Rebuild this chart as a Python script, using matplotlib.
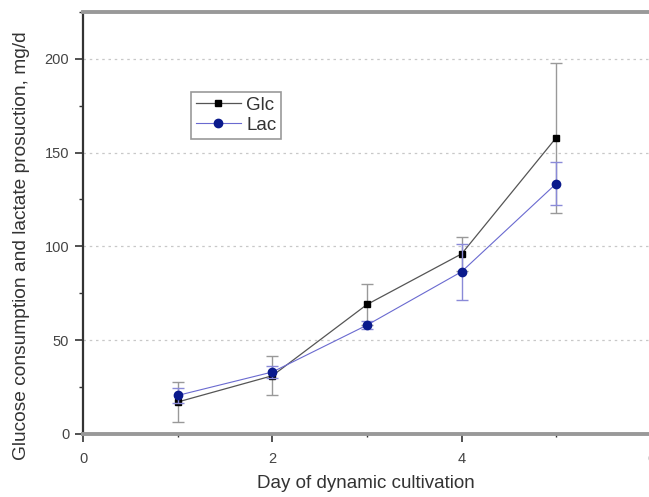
import matplotlib.pyplot as plt
from matplotlib.ticker import MultipleLocator

# values
days = [1, 2, 3, 4, 5]
glc = [17, 31, 69, 96, 158]
glc_err = [10.5, 10.3, 11, 9, 40]
lac = [20.5, 33, 58, 86.5, 133.5]
lac_err = [4, 3, 2, 15, 11.5]

plt.rcParams['font.family'] = ['Liberation Sans', 'DejaVu Sans']

fig = plt.figure(figsize=(6.49, 4.97), dpi=100)
ax = fig.add_axes([0.128, 0.127, 0.875, 0.849])

ax.errorbar(days, glc, yerr=glc_err, color='#555555', lw=0.9,
            marker='s', ms=5, mfc='black', mec='black',
            ecolor='#999999', elinewidth=1, capsize=4, capthick=1,
            label='Glc', zorder=3)
ax.errorbar(days, lac, yerr=lac_err, color='#6a6ad0', lw=0.8,
            marker='o', ms=6, mfc='#0a1a8c', mec='#0a1a8c',
            ecolor='#8a8ad8', elinewidth=1, capsize=4, capthick=1,
            label='Lac', zorder=4)

ax.set_xlim(0, 6)
ax.set_ylim(0, 225)
ax.xaxis.set_major_locator(MultipleLocator(2))
ax.xaxis.set_minor_locator(MultipleLocator(1))
ax.yaxis.set_major_locator(MultipleLocator(50))
ax.yaxis.set_minor_locator(MultipleLocator(25))
ax.grid(axis='y', which='major', ls=(0, (2, 3)), color='#c8c8c8', lw=0.9)

ax.tick_params(which='major', length=6, width=1.2, color='#333333',
               labelsize=10.5, labelcolor='#444444', pad=4)
ax.tick_params(which='minor', length=3, width=1.0, color='#333333')
ax.tick_params(axis='x', which='minor', length=2.5)
ax.tick_params(axis='x', which='major', pad=7)

ax.spines['left'].set_color('#333333')
ax.spines['left'].set_linewidth(1.6)
ax.spines['bottom'].set_color('#999999')
ax.spines['bottom'].set_linewidth(2.8)
ax.spines['top'].set_color('#999999')
ax.spines['top'].set_linewidth(2.8)
ax.spines['right'].set_visible(False)

ax.set_xlabel('Day of dynamic cultivation', fontsize=13.5, color='#333333')
ax.xaxis.set_label_coords(0.498, -0.097)
ax.set_ylabel('Glucose consumption and lactate prosuction, mg/d', fontsize=13.8,
              color='#333333')
ax.yaxis.set_label_coords(-0.094, 0.447)

glc_line = plt.Line2D([], [], color='#555555', lw=0.9, marker='s', ms=5,
                      mfc='black', mec='black')
lac_line = plt.Line2D([], [], color='#6a6ad0', lw=0.8, marker='o', ms=6,
                      mfc='#0a1a8c', mec='#0a1a8c')
leg = ax.legend([glc_line, lac_line], ['Glc', 'Lac'], loc='upper left',
                bbox_to_anchor=(0.19, 0.81), fontsize=13.5,
                fancybox=False, framealpha=1, edgecolor='#999999',
                handlelength=2.4, handletextpad=0.3, borderpad=0.25,
                labelspacing=0.15, borderaxespad=0)
leg.get_frame().set_linewidth(1.2)
for t in leg.get_texts():
    t.set_color('#333333')

fig.savefig('out.png', dpi=100)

Work to do: Return the material line for line, from its beginning to the line that contains "from matplotlib.ticker import MultipleLocator", with the pictures left out.

Output below:
Rebuild this chart as a Python script, using matplotlib.
import matplotlib.pyplot as plt
from matplotlib.ticker import MultipleLocator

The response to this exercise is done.